DETROIT, Michigan - At 76, Daniel Ellsberg is still vocal. The man who leaked the Pentagon Papers in 1969, leading to the fall of President Richard Nixon, is speaking out this time on the 2008 presidential election.
IPS correspondent Bankole Thompson caught up with Ellsberg in downtown Detroit, where he keynoted the opening of the 2008 National Lawyers Guild (NLG) convention.
The celebrated whistle-blower has reservations about the candidacies of both Democrat Barack Obama and Republican John McCain. But he still believes an Obama presidency would better deal with the constitutional crisis of the last eight years.
IPS: In your speech to the NLG, you said Nov. 4 will be an election between 'two monarchies.' Explain?
DE: The last seven years have expanded the powers of the president well beyond the bounds of the American constitution. Even [McCain's running mate] Sarah Palin said the other day 'well, it's rather flexible.' Well, it is not flexible enough to accommodate their view of the constitution of the president's role, which is that of a king -- exactly what the constitution meant to exclude was a ruler [who is] essentially beyond the laws. That's what the checks and balances were meant to reject.
With the cooperation of Congress, they really have said in the age of terrorism the president is a law unto himself. The fact is neither [Obama nor McCain] will inherit the limitations that are implicit in the constitution. If that's going to change, I do not think it will be by the efforts of the next president. No president has voluntarily cut back on the powers that they inherited when they came into office. It takes Congress to do that.
Again they won't do it without the public pressing them. There is some movement now for impeachment and for investigations that Congress has not responded to. I can't tell you whether it's because the movement is so small, and it is a minority or because Congress is so resistant. Why is Congress so uninterested in defending their own rules, their own powers?
IPS: If Obama won't do much to curtail presidential powers, why do you contend that it's 'urgent' for him to be elected?
DE: I disagree with Obama on many points of foreign policy and I'm very sorry that he has not stood up for the constitution. But in comparison with the Republicans, except Ron Paul who took the constitution seriously, any of the Democratic candidates [would be better].
To say the Republicans are no worse or no different is absurd. They've been consistently very much worse. I think if McCain were elected the chances of war with Iran alone would be much higher. I don't think there is chance with Obama. I think with McCain there is a high chance of war with Iran. That alone is reason to make it urgent to elect Obama.
It is not just a matter of his being better than McCain. That's a very low standard. He of course in many ways looks much more promising than people we've had.
IPS: What issues do you disagree with Obama on?
DE: On Iraq, he talks about ending the war. I don't think he intends to end the war in Iraq, but to keep our bases there. He wants to increase our forces in Afghanistan. I think that's a terrible mistake and could ruin his own presidency as well as kill a lot of Afghans. He wants to enlarge the size of the armed forces. That's the wrong way to go. He wants to increase the defence budget -- wrong way to go.

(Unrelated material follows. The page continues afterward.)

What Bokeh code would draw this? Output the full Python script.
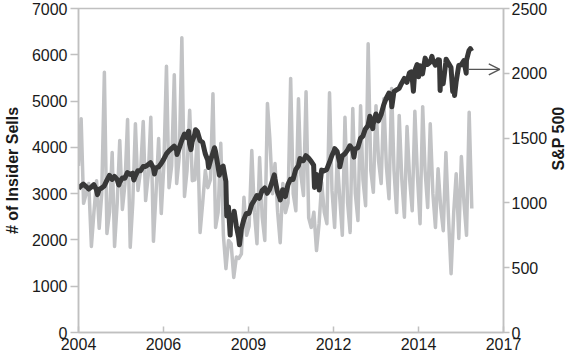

He can't achieve anything he wants to do significantly without doing something that he has so far not talked about doing -- and that is greatly reducing and converting the military budget. I don't even think he's likely to do that. And yet he can't achieve his goals by keeping the military budget at the level it is.
IPS: Has any government in the past reduced the military budget?
DE: Interestingly, the last one seriously to do it was Harry Truman just before the Korean War. Now you may not believe this, but he was getting the budget down to 10 billion dollars. And Korea came along and his backers used that as an excuse to quadruple the budget in a year and a half to two years. It went up to 40 billion dollars and never came down again. So that was an example after World War II.
The then secretary of defence [Louis Johnson] wanted to run as a president and his campaign was going to be 'I reduced the defence budget' and that was the last we heard of that. There was some talk of doing it after the Cold War and that didn't last very long. Otherwise it's going nowhere but up.
IPS: Which of the two, Obama or McCain, would be more prone to secrecy?
DE: Whether Obama would really, greatly change the system I don't know. But he has raised the secrecy issue and proposed to look at our regulations and not allow allegations of national security to trump everything. I think it's possible he would be much more open.
Both Clintons are rather secretive themselves in their own political world. But in terms of declassifying [President Clinton] was pretty good on that. And that was all reversed of course by George W. Bush.
For example, something Obama could do right in office is he could change the executive order Bush put in which made it much harder to get into presidential archives. George W. Bush, obviously in order to protect his own father, Dick Cheney and Donald Rumsfeld, made it very much harder to get at a president's papers once he was out of office. Obama could change that with an executive order. He has nothing personally to worry about there. He is not related. It is not a dynasty here. Clinton would never do that now because they have too much to hide.